◆ Exercise description ◆
From the line with "Clone this screenshot in HTML." to the line with "const corrN150 = [10,50,220,560,920,1050,800,420,150,40,8];", both included, repeat each line exactly and leave out the pictures.

◆ Data in this exercise ◆
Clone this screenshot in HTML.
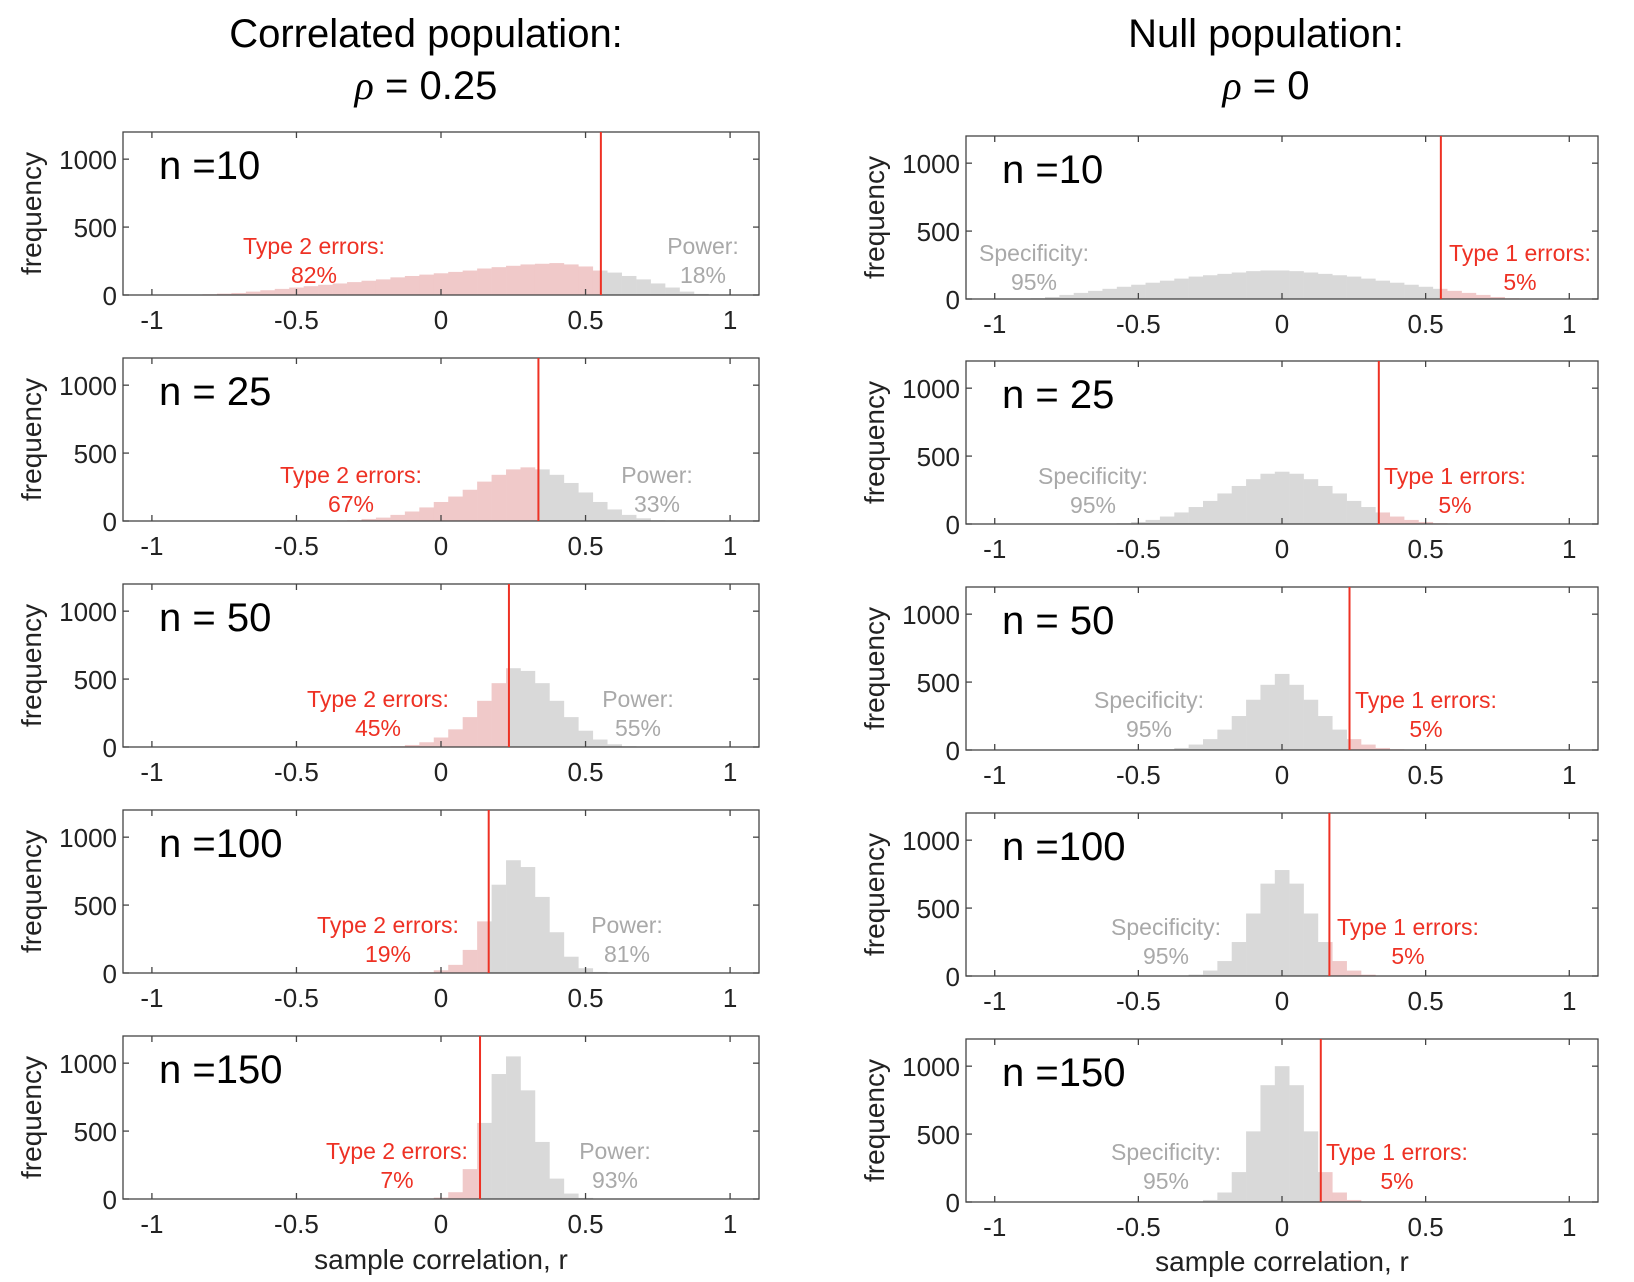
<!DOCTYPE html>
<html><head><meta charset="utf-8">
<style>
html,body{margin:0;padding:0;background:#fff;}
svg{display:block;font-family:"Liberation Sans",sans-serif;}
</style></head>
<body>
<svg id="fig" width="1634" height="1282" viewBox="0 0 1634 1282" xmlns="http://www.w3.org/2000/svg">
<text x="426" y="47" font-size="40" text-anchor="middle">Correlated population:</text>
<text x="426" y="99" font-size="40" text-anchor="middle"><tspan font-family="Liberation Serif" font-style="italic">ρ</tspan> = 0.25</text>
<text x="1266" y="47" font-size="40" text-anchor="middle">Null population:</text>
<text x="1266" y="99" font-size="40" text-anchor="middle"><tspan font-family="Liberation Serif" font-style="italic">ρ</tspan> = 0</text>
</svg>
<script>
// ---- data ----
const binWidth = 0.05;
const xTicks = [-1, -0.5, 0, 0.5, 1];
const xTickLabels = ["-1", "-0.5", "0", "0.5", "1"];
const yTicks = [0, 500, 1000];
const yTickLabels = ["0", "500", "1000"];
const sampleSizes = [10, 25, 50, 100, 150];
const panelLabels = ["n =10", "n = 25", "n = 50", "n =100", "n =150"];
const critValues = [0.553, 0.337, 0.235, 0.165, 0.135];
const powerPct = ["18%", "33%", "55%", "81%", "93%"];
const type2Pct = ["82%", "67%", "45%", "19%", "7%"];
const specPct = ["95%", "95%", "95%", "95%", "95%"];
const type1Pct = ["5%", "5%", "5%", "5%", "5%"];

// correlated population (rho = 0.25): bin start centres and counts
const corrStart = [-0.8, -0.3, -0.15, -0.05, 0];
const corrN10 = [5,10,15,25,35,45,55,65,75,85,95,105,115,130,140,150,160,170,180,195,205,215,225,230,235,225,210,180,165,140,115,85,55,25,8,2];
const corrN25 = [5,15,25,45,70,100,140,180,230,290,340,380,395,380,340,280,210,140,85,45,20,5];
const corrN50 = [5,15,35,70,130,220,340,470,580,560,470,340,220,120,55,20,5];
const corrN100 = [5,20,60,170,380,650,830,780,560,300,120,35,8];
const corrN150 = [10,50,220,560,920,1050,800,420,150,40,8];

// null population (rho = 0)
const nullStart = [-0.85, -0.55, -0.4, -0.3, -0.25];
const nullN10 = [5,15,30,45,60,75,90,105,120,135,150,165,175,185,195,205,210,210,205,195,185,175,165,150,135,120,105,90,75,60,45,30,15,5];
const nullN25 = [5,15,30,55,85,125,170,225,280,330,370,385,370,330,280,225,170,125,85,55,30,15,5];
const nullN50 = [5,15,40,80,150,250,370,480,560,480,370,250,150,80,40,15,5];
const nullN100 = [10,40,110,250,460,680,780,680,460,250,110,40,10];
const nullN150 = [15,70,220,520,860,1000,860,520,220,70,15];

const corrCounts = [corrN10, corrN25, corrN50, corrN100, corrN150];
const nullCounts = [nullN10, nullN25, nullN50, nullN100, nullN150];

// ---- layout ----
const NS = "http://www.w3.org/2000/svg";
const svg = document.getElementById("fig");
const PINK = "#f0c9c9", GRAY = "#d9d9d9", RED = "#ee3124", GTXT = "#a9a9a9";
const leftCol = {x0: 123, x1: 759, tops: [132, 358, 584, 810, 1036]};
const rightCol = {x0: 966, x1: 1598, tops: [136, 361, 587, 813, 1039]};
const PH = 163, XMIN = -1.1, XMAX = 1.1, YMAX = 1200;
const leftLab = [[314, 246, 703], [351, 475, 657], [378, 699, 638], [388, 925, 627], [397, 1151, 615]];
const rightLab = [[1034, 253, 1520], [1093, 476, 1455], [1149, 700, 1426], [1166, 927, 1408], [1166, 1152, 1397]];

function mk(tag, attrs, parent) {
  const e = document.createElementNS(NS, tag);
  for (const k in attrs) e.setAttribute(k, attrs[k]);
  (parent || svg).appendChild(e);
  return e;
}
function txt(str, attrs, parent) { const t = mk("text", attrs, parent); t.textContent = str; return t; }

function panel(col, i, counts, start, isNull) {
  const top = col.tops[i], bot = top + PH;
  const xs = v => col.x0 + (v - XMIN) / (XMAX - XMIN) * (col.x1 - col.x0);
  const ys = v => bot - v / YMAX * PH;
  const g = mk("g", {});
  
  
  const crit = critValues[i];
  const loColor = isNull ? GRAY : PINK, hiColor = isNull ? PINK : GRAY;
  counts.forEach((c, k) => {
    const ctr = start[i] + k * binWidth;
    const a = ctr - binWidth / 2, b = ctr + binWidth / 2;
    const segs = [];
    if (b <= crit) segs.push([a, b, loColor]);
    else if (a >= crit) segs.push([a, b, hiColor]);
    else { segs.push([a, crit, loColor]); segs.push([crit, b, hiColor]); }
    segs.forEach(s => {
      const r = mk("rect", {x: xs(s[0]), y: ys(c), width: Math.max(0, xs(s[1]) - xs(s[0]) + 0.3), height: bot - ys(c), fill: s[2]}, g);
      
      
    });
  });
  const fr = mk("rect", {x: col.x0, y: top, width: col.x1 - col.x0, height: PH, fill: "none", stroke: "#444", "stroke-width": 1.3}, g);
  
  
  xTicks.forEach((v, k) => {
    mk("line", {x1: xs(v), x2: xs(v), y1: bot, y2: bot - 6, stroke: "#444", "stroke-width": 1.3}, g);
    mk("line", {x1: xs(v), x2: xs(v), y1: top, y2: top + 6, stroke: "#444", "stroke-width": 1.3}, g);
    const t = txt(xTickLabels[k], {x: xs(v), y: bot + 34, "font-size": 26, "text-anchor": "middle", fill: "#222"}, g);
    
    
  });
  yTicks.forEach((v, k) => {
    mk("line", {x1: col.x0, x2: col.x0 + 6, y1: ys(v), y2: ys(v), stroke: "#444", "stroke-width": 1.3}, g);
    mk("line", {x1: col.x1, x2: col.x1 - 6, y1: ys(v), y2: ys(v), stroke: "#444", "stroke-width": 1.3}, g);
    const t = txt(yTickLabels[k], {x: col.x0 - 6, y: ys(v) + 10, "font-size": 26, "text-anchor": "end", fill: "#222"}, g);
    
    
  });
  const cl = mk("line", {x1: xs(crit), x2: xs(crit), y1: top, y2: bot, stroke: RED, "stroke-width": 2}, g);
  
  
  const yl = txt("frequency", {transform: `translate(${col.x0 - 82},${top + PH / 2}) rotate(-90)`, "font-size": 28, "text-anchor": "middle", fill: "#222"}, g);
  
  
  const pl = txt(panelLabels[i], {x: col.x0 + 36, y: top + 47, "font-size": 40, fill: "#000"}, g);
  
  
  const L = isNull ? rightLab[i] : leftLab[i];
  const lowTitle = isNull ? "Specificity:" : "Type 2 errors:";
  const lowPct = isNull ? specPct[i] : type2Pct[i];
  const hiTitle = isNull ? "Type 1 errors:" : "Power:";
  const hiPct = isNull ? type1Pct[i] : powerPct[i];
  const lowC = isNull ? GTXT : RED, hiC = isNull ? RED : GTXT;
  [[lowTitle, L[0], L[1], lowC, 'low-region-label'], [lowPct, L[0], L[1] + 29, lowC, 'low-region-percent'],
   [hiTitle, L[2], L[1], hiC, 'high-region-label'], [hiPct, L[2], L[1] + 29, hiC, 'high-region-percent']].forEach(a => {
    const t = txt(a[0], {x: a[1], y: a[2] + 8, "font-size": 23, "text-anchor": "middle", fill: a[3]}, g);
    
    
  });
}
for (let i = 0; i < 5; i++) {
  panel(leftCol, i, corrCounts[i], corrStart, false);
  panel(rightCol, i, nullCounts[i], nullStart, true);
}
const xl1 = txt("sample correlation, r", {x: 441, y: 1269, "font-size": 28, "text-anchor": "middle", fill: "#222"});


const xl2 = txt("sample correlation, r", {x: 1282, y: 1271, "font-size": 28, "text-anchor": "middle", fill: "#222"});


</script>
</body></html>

==

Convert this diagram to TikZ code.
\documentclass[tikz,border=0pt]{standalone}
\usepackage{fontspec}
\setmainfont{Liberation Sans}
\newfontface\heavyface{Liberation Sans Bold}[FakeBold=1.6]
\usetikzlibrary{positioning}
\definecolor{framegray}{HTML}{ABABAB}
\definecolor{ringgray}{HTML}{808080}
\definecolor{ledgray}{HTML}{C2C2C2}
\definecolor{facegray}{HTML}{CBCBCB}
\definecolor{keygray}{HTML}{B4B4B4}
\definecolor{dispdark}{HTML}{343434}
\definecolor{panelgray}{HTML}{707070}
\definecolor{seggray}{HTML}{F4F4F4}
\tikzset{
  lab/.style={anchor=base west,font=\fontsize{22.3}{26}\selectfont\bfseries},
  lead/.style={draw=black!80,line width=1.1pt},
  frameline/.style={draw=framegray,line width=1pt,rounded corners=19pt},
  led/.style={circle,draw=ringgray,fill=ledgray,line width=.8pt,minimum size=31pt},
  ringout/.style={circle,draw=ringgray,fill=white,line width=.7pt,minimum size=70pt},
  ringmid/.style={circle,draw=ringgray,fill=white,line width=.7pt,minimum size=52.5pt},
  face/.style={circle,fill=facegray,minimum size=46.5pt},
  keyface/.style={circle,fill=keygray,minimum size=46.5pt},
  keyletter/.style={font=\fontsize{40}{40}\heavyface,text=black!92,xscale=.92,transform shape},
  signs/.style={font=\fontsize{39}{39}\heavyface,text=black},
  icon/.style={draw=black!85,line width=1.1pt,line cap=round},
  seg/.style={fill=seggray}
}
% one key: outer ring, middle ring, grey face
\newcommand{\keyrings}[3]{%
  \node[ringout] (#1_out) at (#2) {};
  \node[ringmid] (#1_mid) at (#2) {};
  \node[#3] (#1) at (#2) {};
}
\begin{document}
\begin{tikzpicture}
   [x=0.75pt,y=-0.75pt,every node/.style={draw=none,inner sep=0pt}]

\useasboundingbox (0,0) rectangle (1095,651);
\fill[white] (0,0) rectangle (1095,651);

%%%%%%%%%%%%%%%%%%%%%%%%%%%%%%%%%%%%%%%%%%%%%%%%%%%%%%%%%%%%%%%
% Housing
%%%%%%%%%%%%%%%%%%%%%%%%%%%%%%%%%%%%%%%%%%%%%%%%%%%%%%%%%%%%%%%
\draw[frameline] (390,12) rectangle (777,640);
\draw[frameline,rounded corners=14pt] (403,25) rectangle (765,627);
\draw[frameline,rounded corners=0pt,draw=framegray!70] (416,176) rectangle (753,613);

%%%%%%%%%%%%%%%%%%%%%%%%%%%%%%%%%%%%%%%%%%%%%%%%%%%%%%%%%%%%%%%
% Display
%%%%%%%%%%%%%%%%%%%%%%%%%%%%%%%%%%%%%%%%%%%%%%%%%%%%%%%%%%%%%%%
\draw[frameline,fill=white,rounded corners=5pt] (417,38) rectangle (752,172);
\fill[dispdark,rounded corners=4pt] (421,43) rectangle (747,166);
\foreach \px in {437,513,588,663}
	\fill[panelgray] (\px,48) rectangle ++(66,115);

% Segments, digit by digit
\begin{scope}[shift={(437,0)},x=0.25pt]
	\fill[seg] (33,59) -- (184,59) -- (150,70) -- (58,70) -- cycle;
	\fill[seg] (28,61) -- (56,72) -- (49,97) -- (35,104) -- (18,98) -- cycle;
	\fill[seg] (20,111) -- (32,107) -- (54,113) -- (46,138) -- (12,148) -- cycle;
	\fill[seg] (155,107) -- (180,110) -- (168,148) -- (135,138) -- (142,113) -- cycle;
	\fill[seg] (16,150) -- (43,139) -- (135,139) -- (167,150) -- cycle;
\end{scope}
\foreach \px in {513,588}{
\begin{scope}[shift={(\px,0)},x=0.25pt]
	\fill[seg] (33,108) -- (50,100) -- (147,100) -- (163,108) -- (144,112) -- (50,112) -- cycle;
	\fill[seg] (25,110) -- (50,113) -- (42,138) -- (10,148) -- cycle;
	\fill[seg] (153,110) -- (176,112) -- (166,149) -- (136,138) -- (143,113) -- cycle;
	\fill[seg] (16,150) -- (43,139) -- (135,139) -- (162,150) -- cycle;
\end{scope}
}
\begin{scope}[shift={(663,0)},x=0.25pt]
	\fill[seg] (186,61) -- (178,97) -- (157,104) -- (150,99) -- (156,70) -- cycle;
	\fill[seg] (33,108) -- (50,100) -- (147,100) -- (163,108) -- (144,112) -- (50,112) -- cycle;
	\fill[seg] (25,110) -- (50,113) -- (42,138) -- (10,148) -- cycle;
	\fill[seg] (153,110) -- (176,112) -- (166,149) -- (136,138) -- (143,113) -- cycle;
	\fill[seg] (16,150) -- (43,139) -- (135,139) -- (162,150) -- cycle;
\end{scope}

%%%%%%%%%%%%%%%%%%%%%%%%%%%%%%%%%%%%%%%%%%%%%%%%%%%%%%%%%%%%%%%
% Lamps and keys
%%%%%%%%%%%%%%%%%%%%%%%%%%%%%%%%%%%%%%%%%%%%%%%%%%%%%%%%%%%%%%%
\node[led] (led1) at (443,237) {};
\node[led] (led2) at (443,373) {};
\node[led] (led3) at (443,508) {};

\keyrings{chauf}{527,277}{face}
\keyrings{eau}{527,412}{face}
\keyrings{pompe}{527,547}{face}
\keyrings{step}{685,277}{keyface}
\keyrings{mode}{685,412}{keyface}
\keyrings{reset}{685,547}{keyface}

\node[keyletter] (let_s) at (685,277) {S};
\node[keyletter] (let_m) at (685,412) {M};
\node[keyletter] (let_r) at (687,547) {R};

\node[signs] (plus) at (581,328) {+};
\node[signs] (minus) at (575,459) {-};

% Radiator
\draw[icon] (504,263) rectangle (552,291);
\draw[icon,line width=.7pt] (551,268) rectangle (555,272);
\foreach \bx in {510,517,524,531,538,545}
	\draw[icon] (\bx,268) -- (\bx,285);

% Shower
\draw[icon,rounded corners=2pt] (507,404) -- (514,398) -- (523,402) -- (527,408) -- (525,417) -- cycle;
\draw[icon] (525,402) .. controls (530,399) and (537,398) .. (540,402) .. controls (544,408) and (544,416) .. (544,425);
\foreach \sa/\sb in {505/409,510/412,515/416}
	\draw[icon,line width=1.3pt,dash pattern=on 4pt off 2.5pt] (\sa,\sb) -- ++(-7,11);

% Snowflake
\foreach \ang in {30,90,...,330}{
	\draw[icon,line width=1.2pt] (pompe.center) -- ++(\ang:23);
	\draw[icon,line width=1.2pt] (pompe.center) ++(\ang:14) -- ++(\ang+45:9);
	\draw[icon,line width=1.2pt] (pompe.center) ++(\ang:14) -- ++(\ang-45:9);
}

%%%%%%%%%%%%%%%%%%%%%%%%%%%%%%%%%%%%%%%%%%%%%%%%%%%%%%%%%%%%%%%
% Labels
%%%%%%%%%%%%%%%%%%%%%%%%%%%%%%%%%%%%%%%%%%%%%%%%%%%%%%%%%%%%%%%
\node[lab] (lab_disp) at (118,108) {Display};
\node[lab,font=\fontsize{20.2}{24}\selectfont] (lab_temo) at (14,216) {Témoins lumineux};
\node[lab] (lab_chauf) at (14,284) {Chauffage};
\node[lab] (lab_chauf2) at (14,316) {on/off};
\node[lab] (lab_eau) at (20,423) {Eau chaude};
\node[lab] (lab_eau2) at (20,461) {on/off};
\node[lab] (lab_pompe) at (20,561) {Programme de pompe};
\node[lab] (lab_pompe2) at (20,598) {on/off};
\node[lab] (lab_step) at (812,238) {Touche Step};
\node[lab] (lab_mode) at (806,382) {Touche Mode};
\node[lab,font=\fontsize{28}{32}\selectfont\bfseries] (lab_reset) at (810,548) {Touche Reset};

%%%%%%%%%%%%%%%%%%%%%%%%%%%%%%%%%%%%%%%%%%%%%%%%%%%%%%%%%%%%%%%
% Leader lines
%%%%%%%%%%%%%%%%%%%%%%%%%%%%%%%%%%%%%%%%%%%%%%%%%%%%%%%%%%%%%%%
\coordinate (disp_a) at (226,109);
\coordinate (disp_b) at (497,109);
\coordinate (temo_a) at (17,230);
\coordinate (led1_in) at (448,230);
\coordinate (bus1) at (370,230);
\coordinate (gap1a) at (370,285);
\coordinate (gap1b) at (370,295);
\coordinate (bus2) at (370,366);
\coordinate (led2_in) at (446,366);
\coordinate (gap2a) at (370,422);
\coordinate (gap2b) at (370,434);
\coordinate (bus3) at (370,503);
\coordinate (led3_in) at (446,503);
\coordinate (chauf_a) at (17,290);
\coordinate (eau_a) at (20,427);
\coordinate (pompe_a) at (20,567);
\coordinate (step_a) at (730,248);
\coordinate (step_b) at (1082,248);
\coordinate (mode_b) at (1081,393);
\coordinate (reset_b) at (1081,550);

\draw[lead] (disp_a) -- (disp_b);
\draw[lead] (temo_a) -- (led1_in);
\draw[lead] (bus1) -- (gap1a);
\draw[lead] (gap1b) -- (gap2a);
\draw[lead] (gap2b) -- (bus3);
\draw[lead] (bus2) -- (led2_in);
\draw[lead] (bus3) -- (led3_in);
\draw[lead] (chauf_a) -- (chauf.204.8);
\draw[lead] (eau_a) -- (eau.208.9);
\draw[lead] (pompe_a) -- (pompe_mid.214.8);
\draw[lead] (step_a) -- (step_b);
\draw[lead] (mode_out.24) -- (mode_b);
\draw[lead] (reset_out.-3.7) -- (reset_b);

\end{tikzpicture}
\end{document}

◆ Solution to this task ◆
Clone this screenshot in HTML.
<!DOCTYPE html>
<html><head><meta charset="utf-8">
<style>
html,body{margin:0;padding:0;background:#fff;}
svg{display:block;font-family:"Liberation Sans",sans-serif;}
</style></head>
<body>
<svg id="fig" width="1634" height="1282" viewBox="0 0 1634 1282" xmlns="http://www.w3.org/2000/svg">
<text x="426" y="47" font-size="40" text-anchor="middle">Correlated population:</text>
<text x="426" y="99" font-size="40" text-anchor="middle"><tspan font-family="Liberation Serif" font-style="italic">ρ</tspan> = 0.25</text>
<text x="1266" y="47" font-size="40" text-anchor="middle">Null population:</text>
<text x="1266" y="99" font-size="40" text-anchor="middle"><tspan font-family="Liberation Serif" font-style="italic">ρ</tspan> = 0</text>
</svg>
<script>
// ---- data ----
const binWidth = 0.05;
const xTicks = [-1, -0.5, 0, 0.5, 1];
const xTickLabels = ["-1", "-0.5", "0", "0.5", "1"];
const yTicks = [0, 500, 1000];
const yTickLabels = ["0", "500", "1000"];
const sampleSizes = [10, 25, 50, 100, 150];
const panelLabels = ["n =10", "n = 25", "n = 50", "n =100", "n =150"];
const critValues = [0.553, 0.337, 0.235, 0.165, 0.135];
const powerPct = ["18%", "33%", "55%", "81%", "93%"];
const type2Pct = ["82%", "67%", "45%", "19%", "7%"];
const specPct = ["95%", "95%", "95%", "95%", "95%"];
const type1Pct = ["5%", "5%", "5%", "5%", "5%"];

// correlated population (rho = 0.25): bin start centres and counts
const corrStart = [-0.8, -0.3, -0.15, -0.05, 0];
const corrN10 = [5,10,15,25,35,45,55,65,75,85,95,105,115,130,140,150,160,170,180,195,205,215,225,230,235,225,210,180,165,140,115,85,55,25,8,2];
const corrN25 = [5,15,25,45,70,100,140,180,230,290,340,380,395,380,340,280,210,140,85,45,20,5];
const corrN50 = [5,15,35,70,130,220,340,470,580,560,470,340,220,120,55,20,5];
const corrN100 = [5,20,60,170,380,650,830,780,560,300,120,35,8];
const corrN150 = [10,50,220,560,920,1050,800,420,150,40,8];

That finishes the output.